Data shown:

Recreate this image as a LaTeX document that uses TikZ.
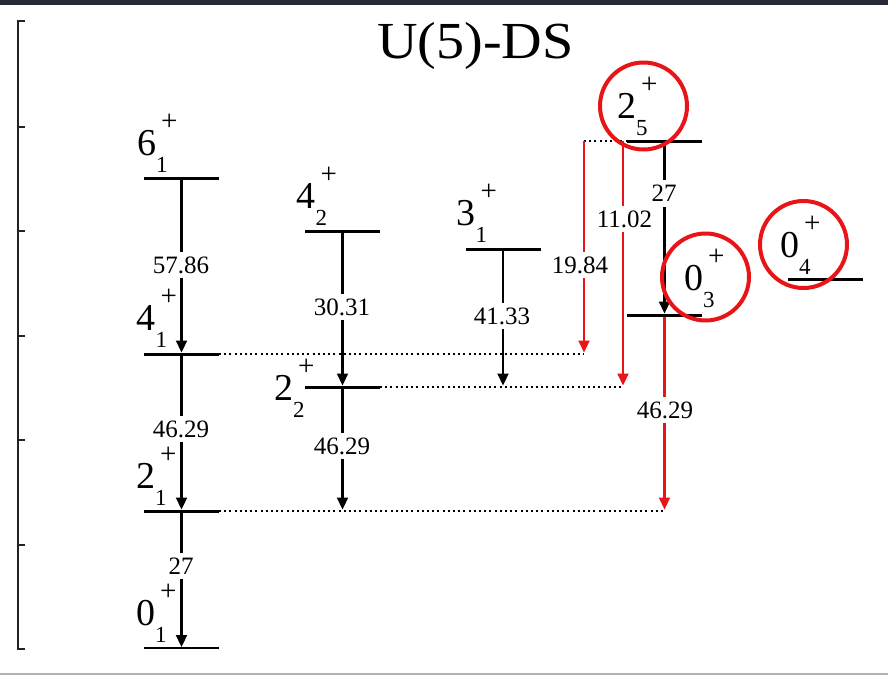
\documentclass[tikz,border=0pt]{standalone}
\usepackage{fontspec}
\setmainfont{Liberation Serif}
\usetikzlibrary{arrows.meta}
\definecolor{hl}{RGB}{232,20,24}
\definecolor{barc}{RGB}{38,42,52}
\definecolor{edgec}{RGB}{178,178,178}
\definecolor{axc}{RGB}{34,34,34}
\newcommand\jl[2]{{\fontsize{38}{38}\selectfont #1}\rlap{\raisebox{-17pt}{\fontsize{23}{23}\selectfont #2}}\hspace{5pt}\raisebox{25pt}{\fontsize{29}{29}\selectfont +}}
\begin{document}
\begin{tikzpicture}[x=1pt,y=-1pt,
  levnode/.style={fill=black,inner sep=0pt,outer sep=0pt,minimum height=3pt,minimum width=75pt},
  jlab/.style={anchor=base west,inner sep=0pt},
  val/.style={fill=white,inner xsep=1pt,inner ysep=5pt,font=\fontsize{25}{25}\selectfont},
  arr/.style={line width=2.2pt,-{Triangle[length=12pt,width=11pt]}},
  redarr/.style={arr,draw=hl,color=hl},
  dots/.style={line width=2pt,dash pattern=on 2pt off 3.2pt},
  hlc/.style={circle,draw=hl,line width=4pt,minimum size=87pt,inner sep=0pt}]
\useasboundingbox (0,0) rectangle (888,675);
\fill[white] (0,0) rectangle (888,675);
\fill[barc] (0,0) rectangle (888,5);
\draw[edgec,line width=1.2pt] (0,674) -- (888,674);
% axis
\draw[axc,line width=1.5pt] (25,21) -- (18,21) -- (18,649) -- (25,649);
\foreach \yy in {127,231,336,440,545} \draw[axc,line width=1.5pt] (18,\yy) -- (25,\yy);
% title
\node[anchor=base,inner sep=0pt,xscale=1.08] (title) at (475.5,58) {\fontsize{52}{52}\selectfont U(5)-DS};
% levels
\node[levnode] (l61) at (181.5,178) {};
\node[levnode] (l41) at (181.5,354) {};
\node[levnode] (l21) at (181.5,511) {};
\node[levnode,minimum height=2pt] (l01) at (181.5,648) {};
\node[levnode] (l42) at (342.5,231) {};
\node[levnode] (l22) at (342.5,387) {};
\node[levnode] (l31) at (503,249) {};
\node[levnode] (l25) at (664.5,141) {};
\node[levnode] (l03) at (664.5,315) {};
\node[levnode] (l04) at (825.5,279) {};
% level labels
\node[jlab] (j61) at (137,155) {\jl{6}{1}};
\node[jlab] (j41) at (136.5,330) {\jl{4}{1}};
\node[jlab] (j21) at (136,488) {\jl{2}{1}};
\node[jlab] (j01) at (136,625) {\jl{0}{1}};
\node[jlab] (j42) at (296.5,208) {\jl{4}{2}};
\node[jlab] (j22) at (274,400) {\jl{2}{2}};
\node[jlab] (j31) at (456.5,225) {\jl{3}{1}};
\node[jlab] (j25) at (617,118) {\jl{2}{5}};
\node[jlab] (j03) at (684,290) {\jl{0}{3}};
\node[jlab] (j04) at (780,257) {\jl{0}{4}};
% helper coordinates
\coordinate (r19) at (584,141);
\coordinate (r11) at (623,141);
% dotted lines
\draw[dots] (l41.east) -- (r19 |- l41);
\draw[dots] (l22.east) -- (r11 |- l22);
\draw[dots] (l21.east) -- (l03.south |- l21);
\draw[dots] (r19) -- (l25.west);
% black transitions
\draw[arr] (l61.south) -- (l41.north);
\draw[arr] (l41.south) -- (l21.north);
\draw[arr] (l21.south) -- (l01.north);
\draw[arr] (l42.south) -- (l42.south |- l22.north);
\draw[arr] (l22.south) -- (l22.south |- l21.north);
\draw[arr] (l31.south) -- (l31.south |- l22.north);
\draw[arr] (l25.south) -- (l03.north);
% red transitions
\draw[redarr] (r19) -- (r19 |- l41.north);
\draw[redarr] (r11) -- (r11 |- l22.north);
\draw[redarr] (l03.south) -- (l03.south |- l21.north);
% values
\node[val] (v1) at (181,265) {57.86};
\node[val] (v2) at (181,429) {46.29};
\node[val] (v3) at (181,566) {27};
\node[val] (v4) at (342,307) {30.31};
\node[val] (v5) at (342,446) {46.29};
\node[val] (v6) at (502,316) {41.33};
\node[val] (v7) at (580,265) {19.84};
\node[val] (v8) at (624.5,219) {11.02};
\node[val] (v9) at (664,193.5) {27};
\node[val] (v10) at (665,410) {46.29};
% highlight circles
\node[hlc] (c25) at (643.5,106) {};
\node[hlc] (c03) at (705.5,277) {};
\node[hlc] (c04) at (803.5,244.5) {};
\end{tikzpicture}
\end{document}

Task instructions: Quote the data above in full and without alteration; skip the pictures.

Solution for this exercise:
Recreate this image as a LaTeX document that uses TikZ.
\documentclass[tikz,border=0pt]{standalone}
\usepackage{fontspec}
\setmainfont{Liberation Serif}
\usetikzlibrary{arrows.meta}
\definecolor{hl}{RGB}{232,20,24}
\definecolor{barc}{RGB}{38,42,52}
\definecolor{edgec}{RGB}{178,178,178}
\definecolor{axc}{RGB}{34,34,34}
\newcommand\jl[2]{{\fontsize{38}{38}\selectfont #1}\rlap{\raisebox{-17pt}{\fontsize{23}{23}\selectfont #2}}\hspace{5pt}\raisebox{25pt}{\fontsize{29}{29}\selectfont +}}
\begin{document}
\begin{tikzpicture}[x=1pt,y=-1pt,
  levnode/.style={fill=black,inner sep=0pt,outer sep=0pt,minimum height=3pt,minimum width=75pt},
  jlab/.style={anchor=base west,inner sep=0pt},
  val/.style={fill=white,inner xsep=1pt,inner ysep=5pt,font=\fontsize{25}{25}\selectfont},
  arr/.style={line width=2.2pt,-{Triangle[length=12pt,width=11pt]}},
  redarr/.style={arr,draw=hl,color=hl},
  dots/.style={line width=2pt,dash pattern=on 2pt off 3.2pt},
  hlc/.style={circle,draw=hl,line width=4pt,minimum size=87pt,inner sep=0pt}]
\useasboundingbox (0,0) rectangle (888,675);
\fill[white] (0,0) rectangle (888,675);
\fill[barc] (0,0) rectangle (888,5);
\draw[edgec,line width=1.2pt] (0,674) -- (888,674);
% axis
\draw[axc,line width=1.5pt] (25,21) -- (18,21) -- (18,649) -- (25,649);
\foreach \yy in {127,231,336,440,545} \draw[axc,line width=1.5pt] (18,\yy) -- (25,\yy);
% title
\node[anchor=base,inner sep=0pt,xscale=1.08] (title) at (475.5,58) {\fontsize{52}{52}\selectfont U(5)-DS};
% levels
\node[levnode] (l61) at (181.5,178) {};
\node[levnode] (l41) at (181.5,354) {};
\node[levnode] (l21) at (181.5,511) {};
\node[levnode,minimum height=2pt] (l01) at (181.5,648) {};
\node[levnode] (l42) at (342.5,231) {};
\node[levnode] (l22) at (342.5,387) {};
\node[levnode] (l31) at (503,249) {};
\node[levnode] (l25) at (664.5,141) {};
\node[levnode] (l03) at (664.5,315) {};
\node[levnode] (l04) at (825.5,279) {};
% level labels
\node[jlab] (j61) at (137,155) {\jl{6}{1}};
\node[jlab] (j41) at (136.5,330) {\jl{4}{1}};
\node[jlab] (j21) at (136,488) {\jl{2}{1}};
\node[jlab] (j01) at (136,625) {\jl{0}{1}};
\node[jlab] (j42) at (296.5,208) {\jl{4}{2}};
\node[jlab] (j22) at (274,400) {\jl{2}{2}};
\node[jlab] (j31) at (456.5,225) {\jl{3}{1}};
\node[jlab] (j25) at (617,118) {\jl{2}{5}};
\node[jlab] (j03) at (684,290) {\jl{0}{3}};
\node[jlab] (j04) at (780,257) {\jl{0}{4}};
% helper coordinates
\coordinate (r19) at (584,141);
\coordinate (r11) at (623,141);
% dotted lines
\draw[dots] (l41.east) -- (r19 |- l41);
\draw[dots] (l22.east) -- (r11 |- l22);
\draw[dots] (l21.east) -- (l03.south |- l21);
\draw[dots] (r19) -- (l25.west);
% black transitions
\draw[arr] (l61.south) -- (l41.north);
\draw[arr] (l41.south) -- (l21.north);
\draw[arr] (l21.south) -- (l01.north);
\draw[arr] (l42.south) -- (l42.south |- l22.north);
\draw[arr] (l22.south) -- (l22.south |- l21.north);
\draw[arr] (l31.south) -- (l31.south |- l22.north);
\draw[arr] (l25.south) -- (l03.north);
% red transitions
\draw[redarr] (r19) -- (r19 |- l41.north);
\draw[redarr] (r11) -- (r11 |- l22.north);
\draw[redarr] (l03.south) -- (l03.south |- l21.north);
% values
\node[val] (v1) at (181,265) {57.86};
\node[val] (v2) at (181,429) {46.29};
\node[val] (v3) at (181,566) {27};
\node[val] (v4) at (342,307) {30.31};
\node[val] (v5) at (342,446) {46.29};
\node[val] (v6) at (502,316) {41.33};
\node[val] (v7) at (580,265) {19.84};
\node[val] (v8) at (624.5,219) {11.02};
\node[val] (v9) at (664,193.5) {27};
\node[val] (v10) at (665,410) {46.29};
% highlight circles
\node[hlc] (c25) at (643.5,106) {};
\node[hlc] (c03) at (705.5,277) {};
\node[hlc] (c04) at (803.5,244.5) {};
\end{tikzpicture}
\end{document}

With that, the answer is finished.